▶ _Dataset rows_:
┌──

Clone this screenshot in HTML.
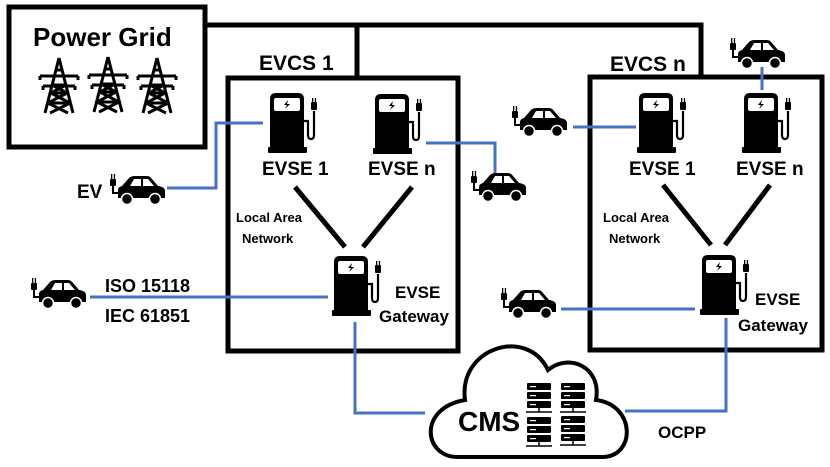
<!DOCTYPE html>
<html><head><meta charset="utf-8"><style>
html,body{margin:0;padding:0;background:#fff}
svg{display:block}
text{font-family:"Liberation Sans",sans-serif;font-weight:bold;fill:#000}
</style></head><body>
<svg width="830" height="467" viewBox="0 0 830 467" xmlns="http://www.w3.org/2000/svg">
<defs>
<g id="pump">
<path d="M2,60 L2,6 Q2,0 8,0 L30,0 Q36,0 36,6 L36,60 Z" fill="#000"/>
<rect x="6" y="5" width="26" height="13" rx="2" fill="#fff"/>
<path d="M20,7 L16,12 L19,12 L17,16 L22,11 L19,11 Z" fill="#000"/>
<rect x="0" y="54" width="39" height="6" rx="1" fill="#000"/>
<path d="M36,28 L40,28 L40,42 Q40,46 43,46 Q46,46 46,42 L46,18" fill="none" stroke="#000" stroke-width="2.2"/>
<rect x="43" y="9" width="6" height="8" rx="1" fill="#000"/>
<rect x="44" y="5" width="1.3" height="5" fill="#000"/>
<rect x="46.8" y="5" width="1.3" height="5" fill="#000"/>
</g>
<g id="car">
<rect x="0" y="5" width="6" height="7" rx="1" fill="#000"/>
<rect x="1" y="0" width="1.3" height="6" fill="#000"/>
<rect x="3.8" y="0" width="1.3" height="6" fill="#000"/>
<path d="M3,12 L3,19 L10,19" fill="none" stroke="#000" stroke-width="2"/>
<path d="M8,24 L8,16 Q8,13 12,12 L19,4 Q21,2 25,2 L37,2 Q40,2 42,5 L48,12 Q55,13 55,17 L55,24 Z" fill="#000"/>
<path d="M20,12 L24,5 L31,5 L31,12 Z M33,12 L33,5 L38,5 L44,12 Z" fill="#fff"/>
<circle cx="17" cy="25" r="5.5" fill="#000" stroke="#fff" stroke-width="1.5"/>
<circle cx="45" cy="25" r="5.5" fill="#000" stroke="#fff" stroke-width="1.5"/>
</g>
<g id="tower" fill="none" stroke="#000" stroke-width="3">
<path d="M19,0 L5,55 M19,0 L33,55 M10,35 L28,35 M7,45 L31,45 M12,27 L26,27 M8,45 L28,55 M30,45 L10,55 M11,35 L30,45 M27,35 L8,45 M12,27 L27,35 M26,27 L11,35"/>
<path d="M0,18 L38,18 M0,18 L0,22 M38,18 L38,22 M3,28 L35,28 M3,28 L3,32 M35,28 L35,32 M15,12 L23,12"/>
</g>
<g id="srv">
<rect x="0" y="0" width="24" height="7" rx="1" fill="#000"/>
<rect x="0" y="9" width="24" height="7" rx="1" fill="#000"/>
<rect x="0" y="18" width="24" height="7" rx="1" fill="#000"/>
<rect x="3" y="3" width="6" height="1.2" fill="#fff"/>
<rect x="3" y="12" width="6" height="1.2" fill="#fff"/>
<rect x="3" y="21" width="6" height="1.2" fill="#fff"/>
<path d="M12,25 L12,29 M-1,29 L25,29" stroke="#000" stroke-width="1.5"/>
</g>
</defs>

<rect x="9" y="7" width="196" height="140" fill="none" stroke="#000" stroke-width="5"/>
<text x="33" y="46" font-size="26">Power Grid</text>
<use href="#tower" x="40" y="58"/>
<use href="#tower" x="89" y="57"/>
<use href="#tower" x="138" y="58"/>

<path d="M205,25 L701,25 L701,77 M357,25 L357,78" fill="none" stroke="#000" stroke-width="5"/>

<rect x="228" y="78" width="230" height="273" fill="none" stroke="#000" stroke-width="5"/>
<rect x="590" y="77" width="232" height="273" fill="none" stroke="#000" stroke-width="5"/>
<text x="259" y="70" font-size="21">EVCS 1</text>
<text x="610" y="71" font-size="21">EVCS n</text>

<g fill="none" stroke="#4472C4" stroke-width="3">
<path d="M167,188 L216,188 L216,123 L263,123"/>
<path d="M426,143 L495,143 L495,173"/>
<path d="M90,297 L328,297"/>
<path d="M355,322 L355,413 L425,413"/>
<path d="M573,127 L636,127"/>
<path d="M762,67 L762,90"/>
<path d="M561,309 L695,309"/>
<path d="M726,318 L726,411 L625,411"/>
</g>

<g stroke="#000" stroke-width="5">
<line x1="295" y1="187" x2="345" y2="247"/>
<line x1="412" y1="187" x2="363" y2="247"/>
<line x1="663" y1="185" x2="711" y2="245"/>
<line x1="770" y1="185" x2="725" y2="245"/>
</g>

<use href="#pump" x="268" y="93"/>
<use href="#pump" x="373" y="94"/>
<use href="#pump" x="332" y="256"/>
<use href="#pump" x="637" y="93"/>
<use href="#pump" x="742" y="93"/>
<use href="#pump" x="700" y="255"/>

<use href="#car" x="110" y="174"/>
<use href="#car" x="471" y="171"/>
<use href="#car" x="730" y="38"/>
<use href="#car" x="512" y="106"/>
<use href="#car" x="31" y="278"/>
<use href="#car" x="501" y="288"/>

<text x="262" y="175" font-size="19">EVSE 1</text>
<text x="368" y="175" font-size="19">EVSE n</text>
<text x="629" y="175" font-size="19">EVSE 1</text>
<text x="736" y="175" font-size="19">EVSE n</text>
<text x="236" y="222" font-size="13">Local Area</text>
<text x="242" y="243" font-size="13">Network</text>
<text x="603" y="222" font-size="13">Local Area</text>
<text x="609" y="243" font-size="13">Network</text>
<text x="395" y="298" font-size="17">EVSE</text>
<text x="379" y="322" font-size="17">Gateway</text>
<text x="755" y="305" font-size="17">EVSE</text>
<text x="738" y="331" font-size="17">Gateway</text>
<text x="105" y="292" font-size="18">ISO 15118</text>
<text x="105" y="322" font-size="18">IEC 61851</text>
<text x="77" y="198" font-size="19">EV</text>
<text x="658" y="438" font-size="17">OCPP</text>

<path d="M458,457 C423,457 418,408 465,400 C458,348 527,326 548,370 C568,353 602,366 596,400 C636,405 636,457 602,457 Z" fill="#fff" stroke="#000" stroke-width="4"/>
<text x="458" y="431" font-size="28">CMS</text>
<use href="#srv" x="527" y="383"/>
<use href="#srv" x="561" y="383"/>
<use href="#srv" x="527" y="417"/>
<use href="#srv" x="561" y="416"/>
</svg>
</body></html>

└──
┌──

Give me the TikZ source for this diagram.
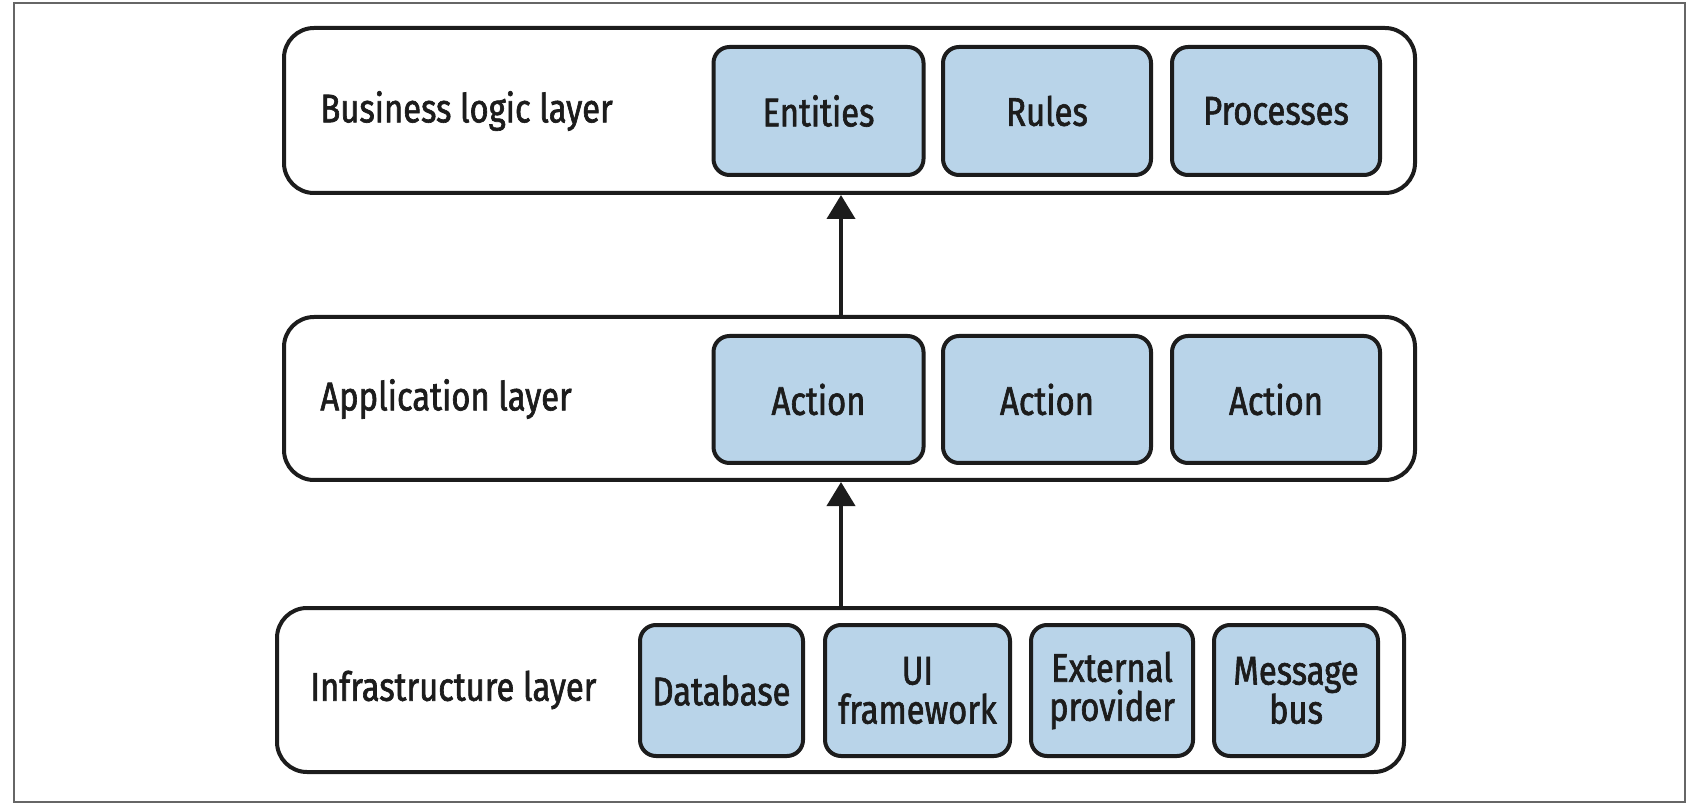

└──

▶ _What is required_:
Copy every line of the records above that contains "this".

▶ _The response_:
Clone this screenshot in HTML.
Give me the TikZ source for this diagram.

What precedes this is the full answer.